O que já não foi tão bom de ver foi a forma como ela e os seus companheiros seguravam o equipamento. Mão direita na objectiva, manobrando o comando de zoom, mão esquerda no visor de ocular. Claro que faltava uma mão para afinar o foco ou controlar a exposição. Para já não falar na estabilidade da câmara e no seu permanente nivelamento. Deixando de parte a fragilidade do visor, que não foi concebido e construído para ser o suporte da câmara.
Perdi então a vergonha e, tirando partido da brancura e comprimento das minhas barbas, abordei-os, tratando de ser tão afável quanto o possível, no meio daquela gente toda. E meio paternalista, lá lhes sugeri que segurassem a câmara como é suposto ser feito, dando uso prático às duas mãos. Afinal, aquilo tem sido estudado por muitos e competentes profissionais para um máximo de ergonomia e eficácia. E aquele não seria, com toda a certeza, o melhor resultado.
Para surpresa minha, dois deles reconheceram-me, que já tinham estado lá, onde trabalho e tínhamos estado um pouco à conversa, com umas dicas pelo caminho. E, em dado o recado, fomos cada um para seu lado, eles com o vídeo, eu com a fotografia, que era para isso que lá estávamos.
Mas lá no fundo, enquanto ia fazendo os meus bonecos, ia pensando no caso e ficando triste. Que eles eram estudantes da Escola Superior de Comunicação Social. E que esta, aparentemente, não lhes tinha dado a formação correcta. Porque alguma lhes teria dado, ou não lhes teria fornecido a câmara para trabalho autónomo no exterior. O mínimo que se poderia esperar seria que soubessem segurar no raio da câmara, que diabo! De uma forma segura e eficaz!
Pergunto-me que saberão eles de prático no final de três anos de estudo, pagando bom dinheiro pelo curso. Que, como ouvi e aprendi faz muito tempo, “A teoria sem prática é cega, a prática sem teoria é estúpida!”

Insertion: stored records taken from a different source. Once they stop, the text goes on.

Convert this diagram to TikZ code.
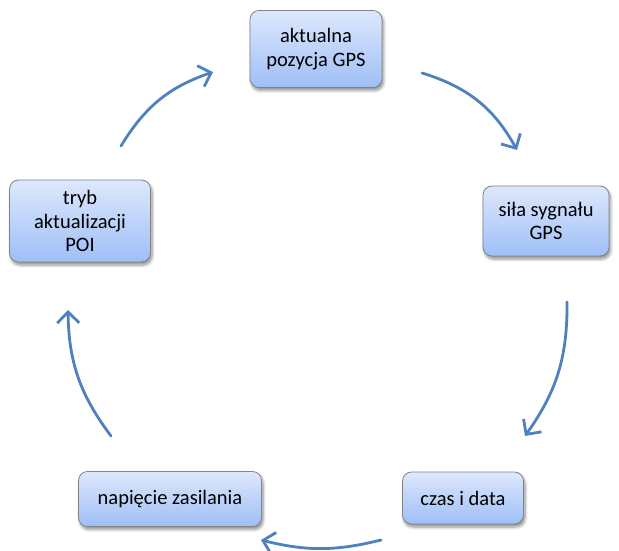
\documentclass[tikz,border=0pt]{standalone}
\usepackage{fontspec}
\setmainfont{Carlito}
\usetikzlibrary{arrows.meta,shadows.blur}
\definecolor{arrblue}{RGB}{79,129,189}
\definecolor{boxtop}{RGB}{222,232,252}
\definecolor{boxbot}{RGB}{158,191,246}
\definecolor{boxedge}{RGB}{130,130,135}
\tikzset{
  cyclebox/.style={draw=boxedge, line width=0.8pt, rounded corners=9pt,
    top color=boxtop, bottom color=boxbot, align=center,
    font=\fontsize{20.5}{23.5}\selectfont, inner sep=0pt,
    blur shadow={shadow blur steps=6, shadow xshift=1.5pt, shadow yshift=-3pt, shadow opacity=45, shadow blur radius=3pt}},
  cyclearrow/.style={draw=arrblue, line width=2.8pt, line cap=round,
    -{Straight Barb[length=11pt,width=22pt,line width=2.8pt]}}
}
\begin{document}
\begin{tikzpicture}[x=1pt,y=-1pt]
\useasboundingbox (0,0) rectangle (619,551);
\node[cyclebox, minimum width=132pt, minimum height=77pt] (gps) at (316,49) {aktualna\\pozycja GPS};
\node[cyclebox, minimum width=126pt, minimum height=70pt] (sila) at (546,221) {siła sygnału\\GPS};
\node[cyclebox, minimum width=121pt, minimum height=52pt] (czas) at (463,498) {czas i data};
\node[cyclebox, minimum width=183pt, minimum height=55pt] (nap) at (170,499) {napięcie zasilania};
\node[cyclebox, minimum width=141pt, minimum height=82pt] (tryb) at (80,221) {tryb\\aktualizacji\\POI};
\coordinate (a1s) at (422,73);
\coordinate (a1e) at (517,150);
\coordinate (a2s) at (567,302);
\coordinate (a2e) at (525,436);
\coordinate (a3s) at (381,540);
\coordinate (a3e) at (261,540);
\coordinate (a4s) at (111,436);
\coordinate (a4e) at (68,310);
\coordinate (a5s) at (121,146);
\coordinate (a5e) at (213,72);
\draw[cyclearrow] (a1s) to[bend left=22] (a1e);
\draw[cyclearrow] (a2s) to[bend left=18] (a2e);
\draw[cyclearrow] (a3s) to[bend left=14] (a3e);
\draw[cyclearrow] (a4s) to[bend left=18] (a4e);
\draw[cyclearrow] (a5s) to[bend left=20] (a5e);
\end{tikzpicture}
\end{document}
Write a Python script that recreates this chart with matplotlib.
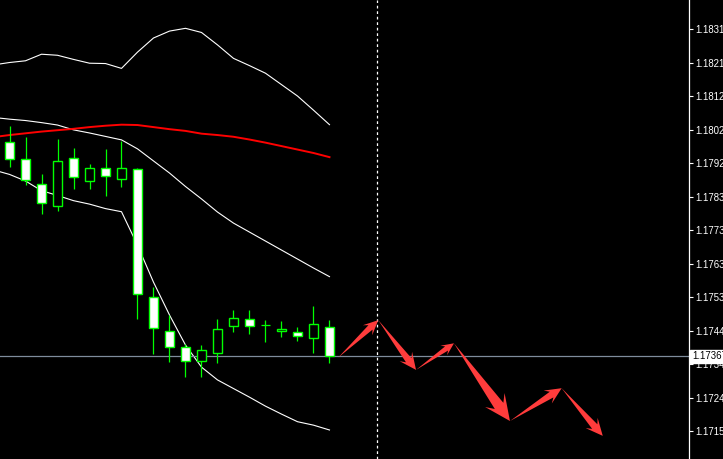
import matplotlib
matplotlib.use("Agg")
import matplotlib.pyplot as plt
from matplotlib.patches import Rectangle, Polygon
import numpy as np

# candles (bar index, OHLC)
bar_idx = list(range(21))
opens = [1.17987, 1.17938, 1.17865, 1.17802, 1.17941, 1.17874, 1.17914, 1.17880, 1.17909, 1.17538, 1.17442,
         1.17393, 1.17353, 1.17376, 1.17454, 1.17474, 1.17458, 1.17441, 1.17437, 1.17419, 1.17451]
highs = [1.18034, 1.18001, 1.17895, 1.17996, 1.17970, 1.17924, 1.17967, 1.17991, 1.17914, 1.17567, 1.17487,
         1.17403, 1.17399, 1.17474, 1.17500, 1.17500, 1.17472, 1.17469, 1.17453, 1.17513, 1.17472]
lows = [1.17916, 1.17864, 1.17778, 1.17789, 1.17851, 1.17851, 1.17831, 1.17857, 1.17474, 1.17373, 1.17350,
        1.17306, 1.17306, 1.17347, 1.17438, 1.17431, 1.17409, 1.17424, 1.17412, 1.17378, 1.17349]
closes = [1.17938, 1.17877, 1.17810, 1.17932, 1.17886, 1.17914, 1.17888, 1.17914, 1.17547, 1.17448, 1.17393,
          1.17353, 1.17385, 1.17445, 1.17477, 1.17454, 1.17458, 1.17445, 1.17427, 1.17461, 1.17367]

# bollinger bands + red moving average
band_idx = list(range(-1, 21))
upper = [1.18211, 1.18218, 1.18223, 1.18242, 1.18239, 1.18227, 1.18216, 1.18215, 1.18201, 1.18248, 1.18289, 1.18309,
         1.18317, 1.18305, 1.18269, 1.18230, 1.18209, 1.18187, 1.18154, 1.18121, 1.18080, 1.18038]
middle = [1.18059, 1.18054, 1.18050, 1.18044, 1.18037, 1.18023, 1.18014, 1.18004, 1.17994, 1.17968, 1.17933, 1.17898,
          1.17859, 1.17823, 1.17785, 1.17753, 1.17727, 1.17701, 1.17675, 1.17649, 1.17623, 1.17598]
lower = [1.17907, 1.17894, 1.17875, 1.17847, 1.17833, 1.17818, 1.17808, 1.17795, 1.17786, 1.17689, 1.17582, 1.17487,
         1.17400, 1.17336, 1.17299, 1.17274, 1.17249, 1.17223, 1.17200, 1.17178, 1.17168, 1.17154]
ma_red = [1.18002, 1.18008, 1.18013, 1.18018, 1.18022, 1.18026, 1.18031, 1.18035, 1.18038, 1.18037, 1.18031, 1.18025,
          1.18020, 1.18012, 1.18008, 1.18003, 1.17995, 1.17986, 1.17976, 1.17966, 1.17956, 1.17944]

price_ticks = [1.17151, 1.17248, 1.17345, 1.17442, 1.17539, 1.17636, 1.17733,
               1.17830, 1.17927, 1.18024, 1.18121, 1.18218, 1.18315]
current_price = 1.17367
shift_bar = 23

# forecast arrows path
arrow_x = [20.55, 23.05, 25.41, 27.78, 31.28, 34.51, 37.08]
arrow_y = [1.17364, 1.17472, 1.17328, 1.17405, 1.17180, 1.17275, 1.17137]

LIME = '#00ff00'

fig = plt.figure(figsize=(7.23, 4.59), dpi=100, facecolor='black')
ax = fig.add_axes([0, 0, 689 / 723, 1])
ax.set_facecolor('black')
ax.set_xlim(-0.594, 42.47)
ax.set_ylim(1.17070, 1.18399)

ax.plot(band_idx, upper, color='white', lw=0.8)
ax.plot(band_idx, middle, color='white', lw=0.8)
ax.plot(band_idx, lower, color='white', lw=0.8)
ax.plot(band_idx, ma_red, color='red', lw=1.4)

for i, o, h, l, c in zip(bar_idx, opens, highs, lows, closes):
    ax.vlines(i, l, h, color=LIME, lw=0.9, zorder=3)
    if abs(c - o) < 1e-6:
        ax.hlines(o, i - 0.31, i + 0.31, color=LIME, lw=0.9, zorder=4)
    else:
        fc = 'white' if c < o else 'black'
        ax.add_patch(Rectangle((i - 0.31, min(o, c)), 0.62, abs(c - o),
                               facecolor=fc, edgecolor=LIME, lw=1.0, zorder=4))

ax.axhline(current_price, color='#7f8c9c', lw=0.9, zorder=2)
ax.axvline(shift_bar, color='white', lw=0.9, ls=(0, (2.2, 2.2)), zorder=2)


def draw_arrow(x0, y0, x1, y1):
    # tapered shaft with barbed head, sized in pixels
    p0 = ax.transData.transform((x0, y0))
    p1 = ax.transData.transform((x1, y1))
    d = p1 - p0
    L = np.hypot(*d)
    u = d / L
    n = np.array([-u[1], u[0]])
    hl = 0.27 * L
    corner = p1 - u * hl
    join = p1 - u * 0.72 * hl
    hw, tw = 0.125 * L, 0.055 * L
    pts = np.array([p0, join + n * tw, corner + n * hw, p1, corner - n * hw, join - n * tw])
    pts = ax.transData.inverted().transform(pts)
    ax.add_patch(Polygon(pts, closed=True, facecolor='#ff3c3c', edgecolor='none', zorder=5))


for k in range(len(arrow_x) - 1):
    draw_arrow(arrow_x[k], arrow_y[k], arrow_x[k + 1], arrow_y[k + 1])

ax.yaxis.tick_right()
ax.set_yticks(price_ticks)
ax.set_yticklabels(['%.5f' % p for p in price_ticks])
ax.set_xticks([])
ax.tick_params(axis='y', colors='white', labelsize=6.9, length=3, width=0.8, pad=1.2)
for s in ['top', 'left', 'bottom']:
    ax.spines[s].set_visible(False)
ax.spines['right'].set_color('white')
ax.spines['right'].set_linewidth(0.9)
for t in ax.get_yticklabels():
    t.set_fontfamily('Liberation Sans')

ax.annotate('%.5f' % current_price, xy=(1.0, current_price), xycoords=('axes fraction', 'data'),
            xytext=(2.2, 0), textcoords='offset points', ha='left', va='center',
            fontsize=6.9, family='Liberation Sans', color='black', zorder=10, annotation_clip=False,
            bbox=dict(boxstyle='square,pad=0.2', fc='white', ec='white'))

fig.savefig('out.png', dpi=100, facecolor='black')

Em qualquer dos casos, espero que o trabalho lhes tenha corrido bem e que, mais tarde ao visionarem as imagens que fizeram, se apercebam da diferença entre segurar mal e bem a câmara. Não é a “pedra de toque”, mas pode ser o que separa um trabalho sofrível de um bem feito!
E venham daí a mulheres para se agarrarem à câmara! Que só conheço duas por cá, e uma delas já nem exerce. Mostrem que isto de trabalho tem a ver com as capacidades de cada um e não com o sexo ou com ideias pré-concebidas!